Finite Semigroups property Let $a$ and $b$ be two elements of a finite semigroup. Show that if
$abb = b$, then $bab = b$.
Now I did this: $abb = b$, so $bab = abbab$. But $abb = b$, so $bab = b$.
I know in semigroups this doesn't work like in strings.
 A: Let $S$ be the finite semigroup and assume $a, b \in S$ are such that $ab^2 = b$.  Define functions $f$ and $g$ on $S$ by $f(s) = as$
and $g(s) = bs$ and consider the set $bS \cup \{b\}$ (where $bS = \{ bs \mid s \in S\}$).
If we restrict $g$ to $bS \cup \{b\}$ and restrict $f$ to the range of $g$, we have.
\begin{align*}
g &: bS \cup \{b\} \to b^2S \cup \{b^2\},  \\
f &: b^2S \cup \{b^2\} \to ab^2S \cup \{ab^2\} = bS \cup \{b\}
\end{align*}
given our assumption that $ab^2 = b$, which also implies that,
for any $x \in bS \cup \{b\}$, $f(g(x)) = abx = x$, i.e., the composite $f \circ g$ is the identity function on $bS \cup \{b\}$. This implies that $\#(b^2S \cup \{b^2\}) \ge \#(bS \cup \{b\})$ (by fact 1 below). But $b^2S \cup \{b^2\} \subseteq bS \cup \{b\}$, so, as both sets are finite, we must have $b^2S \cup \{b^2\} = bS \cup \{b\}$. I.e., we have:
\begin{align*}
g &: bS \cup \{b\} \to bS \cup \{b\},  \\
f &: bS \cup \{b\} \to bS \cup \{b\}
\end{align*}
But, as  $bS \cup \{b\}$ is finite and $f \circ g$ is the identity on $bS \cup \{b\}$, $g \circ f$ is also the identity on $bS \cup \{b\}$ (by fact 2 below), giving us that:
$$
bab = g(f(b)) = b 
$$
which was what we wanted.
We have used two facts about functions involving finite sets $X$ and $Y$:

*

*If $f : Y \to X$, $g : X \to Y$ and $f \circ g$ is the identity, then $\#Y \ge \#X$ (i.e., $Y$ has at least as many elements as $X$).

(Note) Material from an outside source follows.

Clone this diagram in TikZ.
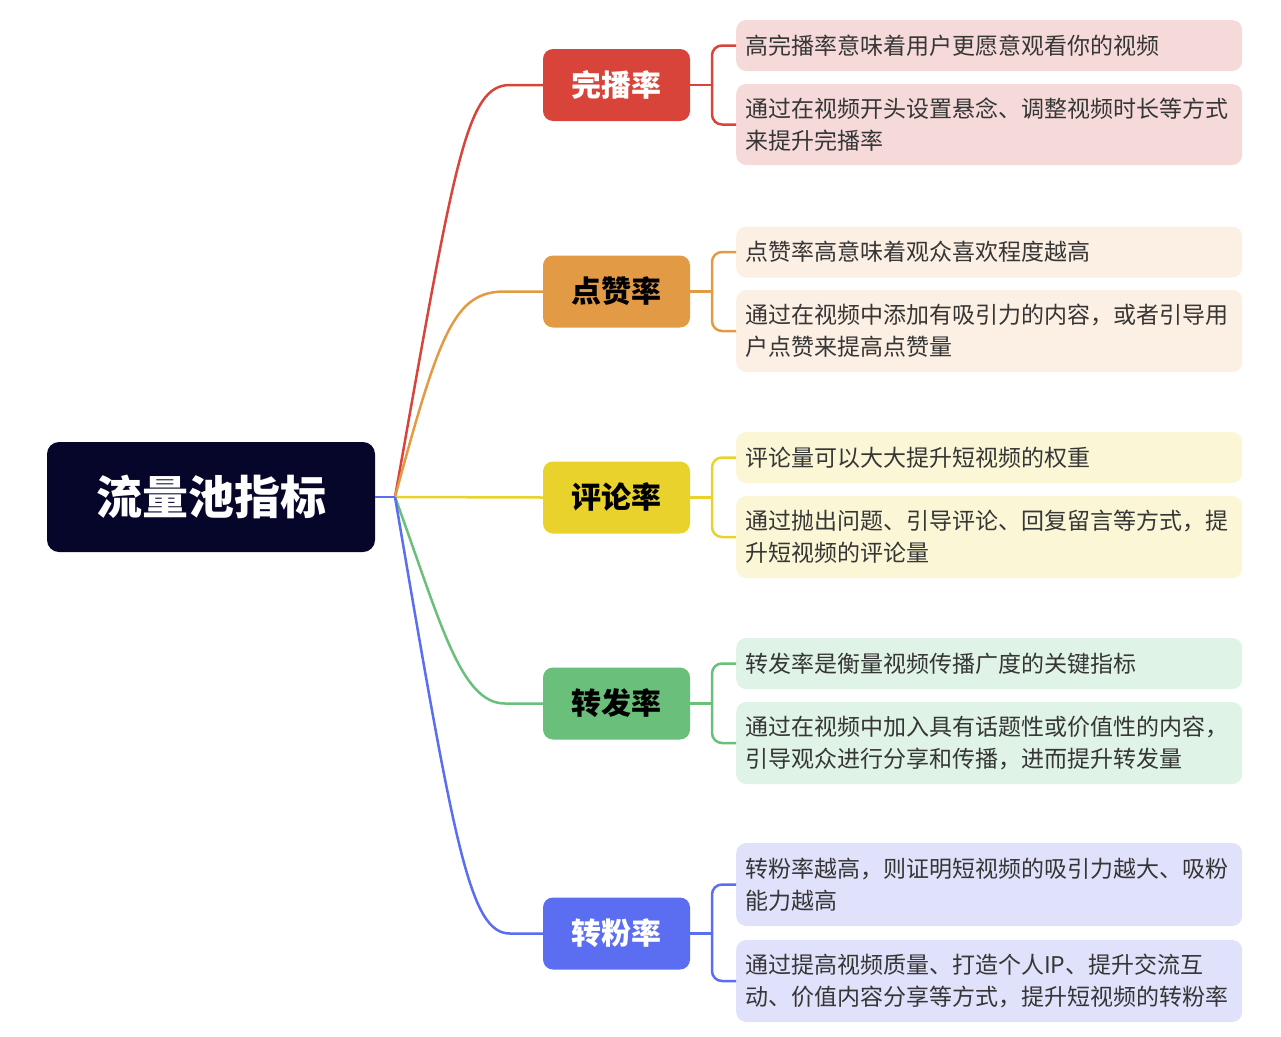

*If $f : X \to X$, $g : X \to X$ and $f \circ g$ is the identity, then $g \circ f$ is also the identity on $X$.

(With a suitable interpretation of $\#X$ and $\#Y$, fact 1 is also true for infinite $X$ and $Y$, but we only need it for finite $X$ and $Y$ here. Fact 2 is not true for infinite $X$.)